**YOUR GOAL:**
Write out, word for word, every line from the first one through the line that holds "import seaborn as sns", and nothing else; skip the pictures.

╔══

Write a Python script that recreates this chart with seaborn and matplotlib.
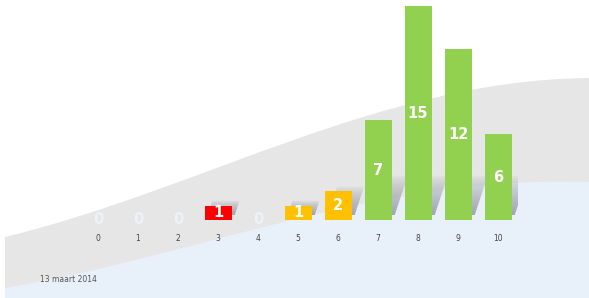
import numpy as np
import pandas as pd
import matplotlib
matplotlib.use("Agg")
import matplotlib.pyplot as plt
from matplotlib.path import Path
from matplotlib.patches import PathPatch, Polygon
import seaborn as sns

# data
scores = ["0", "1", "2", "3", "4", "5", "6", "7", "8", "9", "10"]
counts = [0, 0, 0, 1, 0, 1, 2, 7, 15, 12, 6]
bar_colors = ["#FF0000", "#FF0000", "#FF0000", "#FF0000", "#FF0000",
              "#FFC000", "#FFC000", "#92D050", "#92D050", "#92D050", "#92D050"]
date_text = "13 maart 2014"

data = pd.DataFrame({"score": scores, "count": counts})

sns.set_style("white")
W, H = 589, 298
fig = plt.figure(figsize=(W / 100, H / 100), dpi=100)

# background waves (pixel coords)
bg = fig.add_axes([0, 0, 1, 1])
bg.set_xlim(0, W)
bg.set_ylim(H, 0)
bg.axis("off")
grey = Path([(5, 237), (200, 190), (380, 80), (589, 78), (589, 298), (5, 298), (5, 237)],
            [Path.MOVETO, Path.CURVE4, Path.CURVE4, Path.CURVE4, Path.LINETO, Path.LINETO, Path.CLOSEPOLY])
bg.add_patch(PathPatch(grey, facecolor="#E6E6E6", edgecolor="none"))
blue = Path([(5, 288), (200, 255), (380, 175), (589, 182), (589, 298), (5, 298), (5, 288)],
            [Path.MOVETO, Path.CURVE4, Path.CURVE4, Path.CURVE4, Path.LINETO, Path.LINETO, Path.CLOSEPOLY])
bg.add_patch(PathPatch(blue, facecolor="#E8F0F9", edgecolor="none"))
bg.text(40, 280, date_text, fontsize=5.5, color="#555555", va="center", ha="left")

# bar chart
ax = fig.add_axes([78 / W, 78 / H, 440 / W, 214 / H])
ax.patch.set_alpha(0)

sns.barplot(data=data, x="score", y="count", hue="score", palette=bar_colors,
            legend=False, width=0.675, ax=ax, zorder=3, saturation=1,
            linewidth=0, edgecolor="none")

# soft skewed shadows behind the bars
grad = np.zeros((64, 2, 4))
grad[..., :3] = np.array([0x70, 0x76, 0x80]) / 255
grad[..., 3] = 0.6 * np.linspace(1.0, 0.0, 64)[:, None] ** 0.7
for i, v in enumerate(counts):
    if v == 0:
        continue
    h = min(v, 2.8)
    b = 0.35
    left, right = i - 0.3375 + 0.08, i + 0.3375 + 0.08
    skew = 0.33 * h / 2.8
    poly = Polygon([(left, b), (right, b), (right + skew, b + h), (left + skew, b + h)],
                   closed=True, facecolor="none", edgecolor="none")
    ax.add_patch(poly)
    im = ax.imshow(grad, extent=(left, right + skew, b, b + h), origin="lower",
                   aspect="auto", zorder=2, interpolation="bilinear")
    im.set_clip_path(poly)

for container in ax.containers:
    labels = ax.bar_label(container, label_type="center", color="white",
                          fontsize=10.5, fontweight="bold")
    for t in labels:
        if t.get_text() == "0":
            t.set_color("#EDF2F8")

ax.set_xlim(-0.5, 10.5)
ax.set_ylim(0, 15)
ax.set_xlabel("")
ax.set_ylabel("")
ax.set_yticks([])
ax.tick_params(axis="x", length=0, pad=10, labelsize=5.5, labelcolor="#444444")
sns.despine(ax=ax, left=True, bottom=True)

fig.savefig("out.png", dpi=100)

╚══

**OUTPUT BELOW:**
Write a Python script that recreates this chart with seaborn and matplotlib.
import numpy as np
import pandas as pd
import matplotlib
matplotlib.use("Agg")
import matplotlib.pyplot as plt
from matplotlib.path import Path
from matplotlib.patches import PathPatch, Polygon
import seaborn as sns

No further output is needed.